Ground Penetrating Radar (GPR) has proven invaluable for builders, engineers, and utility companies. GPR uses electromagnetic energy to locate what lies beneath the surface, calculating depth by the travel time of the reflected signal. One of its primary uses is utility location, although professionals in a variety of fields value its capabilities.
The technology isn’t as new as it sounds. Using GPR to see beneath the surface of the earth may seem like the latest in 21st century technology, but it actually has its roots early in the 1900’s. Only six years after the original patent for radar was filed in 1904, a patent application was obtained for using GPR to detect subsurface objects. The expensive technology, however, was barely used for the next few decades. After World War II, the military recognized the potential of GPR and began using it to locate tunnels in the demilitarized zone during the Korean War. The widespread use of GPR for utility location and other tasks was still a long way off due to high costs.

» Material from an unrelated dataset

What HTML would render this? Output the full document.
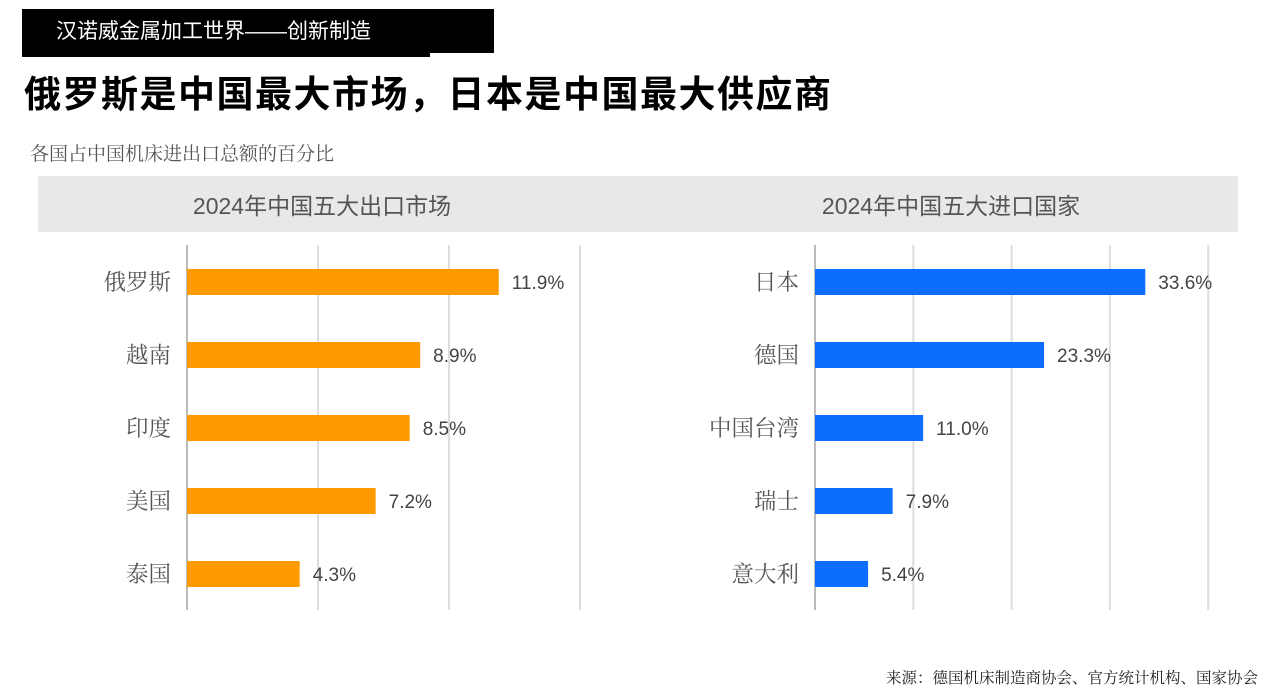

In the mid-eighties GPR equipment finally came down in price which was a boon for builders and engineers everywhere. Around the world and here in Los Angeles, GPR suddenly made finding subsurface obstructions safer and more accurate. Since unwelcome underground surprises can be disastrous, causing injury or expensive delays, the ability to employ GPR for utility location has been a game changer for many industries.
GPR is prized for various applications. In addition to simply locating subsurface utilities, GPR can detect their condition and activity, making it an invaluable tool for many utility companies. It can pinpoint cracks or reveal voids beneath slabs of concrete as well as detect the location of conduits or rebar in a concrete structure. Almost any profession that needs to be able to find subsurface objects has found GPR to be a useful tool. The technology has found applications in engineering, construction, archaeology, and the military.
Just how deep can GPR go? Because GPR uses electromagnetic energy, the answer depends on the conductivity of the soil or other material being examined. The higher the conductivity, the shallower the penetration will be. For clay soils or very moist soil, the depth of penetration can be limited to less than a meter; for dry, sandy soil or granite, GPR can reach depths up to thirty meters. Using a lower frequency can increase the depth penetration, but there’s a trade off: what you gain in depth, you lose in resolution. Regardless, GPR offers the most non-destructive means of learning what the subsurface holds.
The last decade has seen more refinement in GPR equipment. In Los Angeles, GPR offers a non-invasive, non-destructive tool for detecting what lies beneath the surface of the ground. It saves time and money in locating underground obstructions, and it helps prevent inconvenient and potentially hazardous surprises. Whether you are a contractor needing to locate a utility pipe or an engineer trying to detect voids within a concrete structure, GPR can provide reliable data to ensure onsite safety.